Mighty Coal is mighty no more, but the industry isn’t finished yet in Europe.
Once, not that long ago, the coal industry was a dominant force across Europe. It was coal that fired the Industrial Revolution that helped turn the continent into a global economic power, and until recently coal mines and plants employed millions of people across the continent from Wales to Germany.
Yet Mighty Coal is mighty no more. With the European Union seeking to clean up its energy act (both literally and figuratively), the coal industry has been falling on hard times. Several nations, from France to Finland, have pledged to ban the use of coal in domestic energy generation within the coming decade.
As these nations transition to cleaner and greener energy sources (mostly wind, nuclear and solar power), the days of coal are numbered. Three decades ago 14 of the EU’s current members mined hard coal, yet by last year only five continued to do so: Poland, the Czech Republic, Germany, the United Kingdom and Spain.
Needless to say, the coal industry, or what’s left of it in Europe, isn’t going quietly into the night without a fight. “It is true that coal has suffered a setback in its public image, but they’re hanging on not just by the skin of their teeth but also with a lot of lobby influence, and still try to undercut policy on the energy transformation,” German MEP Reinhard Bütikofer, co-chair of the European Greens, has been quoted as saying.
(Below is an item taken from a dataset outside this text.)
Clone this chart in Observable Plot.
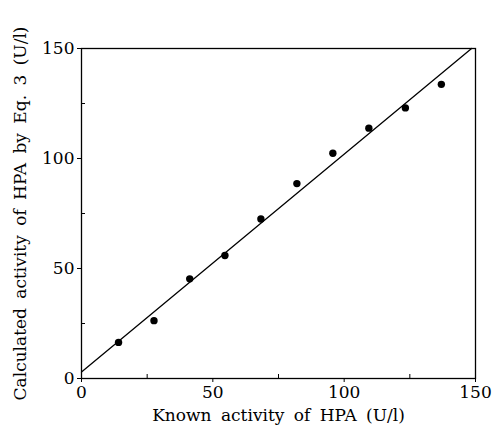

Nor is the end of coal within sight in all the member states of the European Union. Several Eastern European nations like Poland and Bulgaria continue to rely heavily on coal in their energy mix, which has wreaked havoc with local environments and added greatly to Europe’s CO2 emissions.
Last year Poland produced 63.4 million tons of hard coal, or 86 % of the EU’s overall output. The country’s energy industry continues to rely heavily on the burning of coal, which still accounts for nearly 80% of domestic energy generation.
As a result of its reliance on coal, Poland boasts the dubious distinction of having 33 of the EU’s 50 dirtiest cities, where air pollution remains at constantly unhealthy levels. “Not even mountain retreats are immune” from the environmental ravages of coal-powered plants. “Some 19 million people rely on coal for heat in winter,” explains The New York Times. “In all of the European Union, 80 percent of private homes using coal are in Poland.”
The Central European nation also has the dubious distinction of being the largest carbon emitter within the EU and operates the continent’s largest coal-fired utility plant, which is situated right by a large active coal mine.
In other words, coal is on the retreat across much of Europe but it still retains its strongholds.